A new AI-powered productivity tool is taking workplace monitoring to an uncomfortably personal level. Fomi, an app that tracks your screen activity and scolds you when your attention drifts, represents the latest frontier in algorithmic productivity enforcement. While the tool promises to boost focus, it's sparking fresh debates about surveillance, consent, and whether AI should play hall monitor for knowledge workers.
The productivity app wars just got uncomfortably intimate. Fomi, a new AI-powered monitoring tool, doesn't just block distracting websites or gamify your to-do list. It actively watches what you're doing on your screen, analyzes whether you're staying on task, and intervenes when it decides you've wandered off course.
The concept sounds like something out of a dystopian workplace satire, but it's very real and represents a significant escalation in how AI is being deployed to shape human behavior. According to Wired's hands-on coverage, Fomi continuously monitors your computer activity, using machine learning to distinguish between productive work and digital procrastination. When the algorithm detects slacking, users receive nudges ranging from gentle reminders to more aggressive prompts to get back on task.
The tool arrives as remote and hybrid work arrangements have become permanent fixtures of the professional landscape. Companies have spent the past few years scrambling to replicate the oversight they once had when everyone sat in the same office. Now that surveillance is being outsourced to AI, often with workers installing these tools voluntarily in a bid to optimize their own performance.

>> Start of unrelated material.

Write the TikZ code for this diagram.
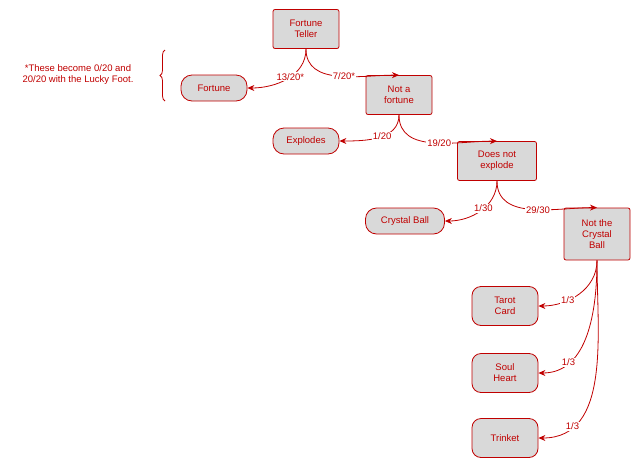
\documentclass[tikz,border=0pt]{standalone}
\usepackage{fontspec}
\setmainfont{Liberation Sans}
\usetikzlibrary{arrows.meta,decorations.pathreplacing}
\definecolor{rd}{HTML}{C00000}
\definecolor{gf}{HTML}{D9D9D9}
\begin{document}
\begin{tikzpicture}[x=1pt,y=-1pt,
  font=\fontsize{9.5}{11}\selectfont,
  box/.style={draw=rd,fill=gf,thick,rounded corners=2pt,text=rd,align=center,minimum width=66pt,minimum height=39pt,inner sep=1pt},
  pill/.style={draw=rd,fill=gf,thick,rounded corners=11pt,text=rd,align=center,minimum width=66pt,minimum height=26pt,inner sep=1pt},
  edge/.style={draw=rd,thick,-{Stealth[length=7pt,width=6pt]}},
  lbl/.style={fill=white,text=rd,inner sep=1pt}]
\useasboundingbox (0,0) rectangle (640,469);
\node[box] (ft) at (306,29) {Fortune\\Teller};
\node[box] (naf) at (399,95) {Not a\\fortune};
\node[box,minimum width=79pt] (dne) at (497,161) {Does not\\explode};
\node[box,minimum height=52pt] (ncb) at (597,234) {Not the\\Crystal\\Ball};
\node[pill] (fo) at (214,88) {Fortune};
\node[pill] (ex) at (306,141) {Explodes};
\node[pill,minimum width=79pt] (cb) at (405,221) {Crystal Ball};
\node[box,rounded corners=9pt] (tc) at (505,306) {Tarot\\Card};
\node[box,rounded corners=9pt] (sh) at (505,373) {Soul\\Heart};
\node[box,rounded corners=9pt] (tr) at (505,438) {Trinket};
\node[text=rd,align=center] (note) at (78,75) {*These become 0/20 and\\20/20 with the Lucky Foot.};
\draw[rd,thick,decorate,decoration={brace,amplitude=5pt}] (165,101) -- (165,50) coordinate (br);
\draw[edge] (ft.south) to[out=-90,in=180] node[lbl,pos=0.55] {7/20*} (naf.north);
\draw[edge] (ft.south) to[out=-90,in=0] node[lbl,pos=0.45] {13/20*} (fo.east);
\draw[edge] (naf.south) to[out=-90,in=180] node[lbl,pos=0.55] {19/20} (dne.north);
\draw[edge] (naf.south) to[out=-90,in=0] node[lbl,pos=0.45] {1/20} (ex.east);
\draw[edge] (dne.south) to[out=-90,in=180] node[lbl,pos=0.55] {29/30} (ncb.north);
\draw[edge] (dne.south) to[out=-90,in=0] node[lbl,pos=0.45] {1/30} (cb.east);
\draw[edge] (ncb.south) to[out=-90,in=0] node[lbl,pos=0.65] {1/3} (tc.east);
\draw[edge] (ncb.south) to[out=-90,in=0] node[lbl,pos=0.75] {1/3} (sh.east);
\draw[edge] (ncb.south) to[out=-90,in=0] node[lbl,pos=0.8] {1/3} (tr.east);
\end{tikzpicture}
\end{document}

But the privacy implications are hard to ignore. Fomi requires extensive permissions to monitor screen content, which means the app potentially has access to everything from confidential work documents to personal messages that happen to appear during work hours. The company hasn't publicly detailed what data it collects, how long that information is retained, or whether it's used to train future AI models. These are the kinds of questions that have plagued other AI productivity tools, from Microsoft's controversial Productivity Score feature to various employee monitoring platforms.